Biometric authentication is the use of unique personal features to prove you are you. The biometric authentication might control access to a door or your smart phone. Biometric authentication has evolved over the years, but advances in technology have made it more reliable and accessible. Let’s take a deep dive into biometric authentication. 

Advances in Biometrics 

Handprints have been used as a form of authentication. A special light might look at the pattern of veins inside the hand, something a scammer can’t fake like fingerprints copied to a laminate and attached to their hand. The cost of this technology made it unpopular, while fingerprint and thumbprint scans remain reliable enough for general use. For example, you may touch your smart device to authorize a payment. The device might be hacked to override the authentication or someone may copy their data file over yours, but they might use similar methods to steal your data anyway.

Facial recognition has made major advances in recent years. For example, artificial intelligence along with higher resolution cameras can now recognize people with greater accuracy as they’re walking down the sidewalk. It can also use information about facial geometry to somewhat accurately identify people despite wearing surgical masks, sunglasses or Black Block gear to hide themselves. 

How Biometric Authentication Is Set Up 

For some of us, getting to know biometric authentication was a necessity because we needed to teach our device how to recognize us. For example, facial recognition systems have to be trained to recognize your face. Furthermore, it has to work in various environmental conditions. This is why you may be asked to set the phone in training mode and then turn your face in a full circle. This allows it to see all of your face and build a 3D model of it. And it will then be able to recognize you if you’re looking at the camera from a slight angle. Biometric authentication setup may include smiling or making a duckface so that the camera can recognize you when you’re talking. Facial recognition systems need to be periodically updated so that it recognizes you as you age and as your appearance evolves.

Fingerprints, thumbprints and handprints are much simpler. The device is told this is the person who will be using it. You hold your finger or hand still on the scanner while it is scanned. 

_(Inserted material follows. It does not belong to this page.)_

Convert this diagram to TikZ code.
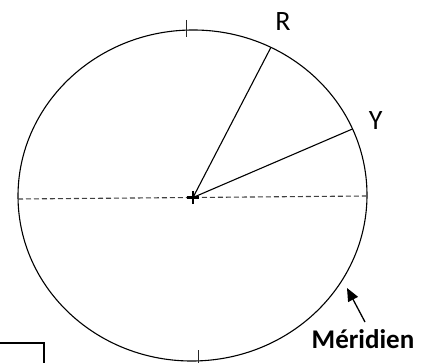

Practical Uses of Biometric Authentication 

Biometric technology is one of the most popular methods for controlling access, though it may be combined with traditional methods like passwords. Fingerprint access has been standard for building access for years. It has more recently become routine for students. Then a child can’t give someone else their badge and be incorrectly logged as present when they’re actually skipping school.

Iris recognition has become commonplace in airports. Use of facial recognition required advances in both cameras and artificial intelligence. Biometric identification is often used to verify that someone is the rightful user of the device before money is sent to another’s account. Voice recognition is sometimes used to unlock vehicles, though this is far less common than giving a voice command to the car’s entertainment center.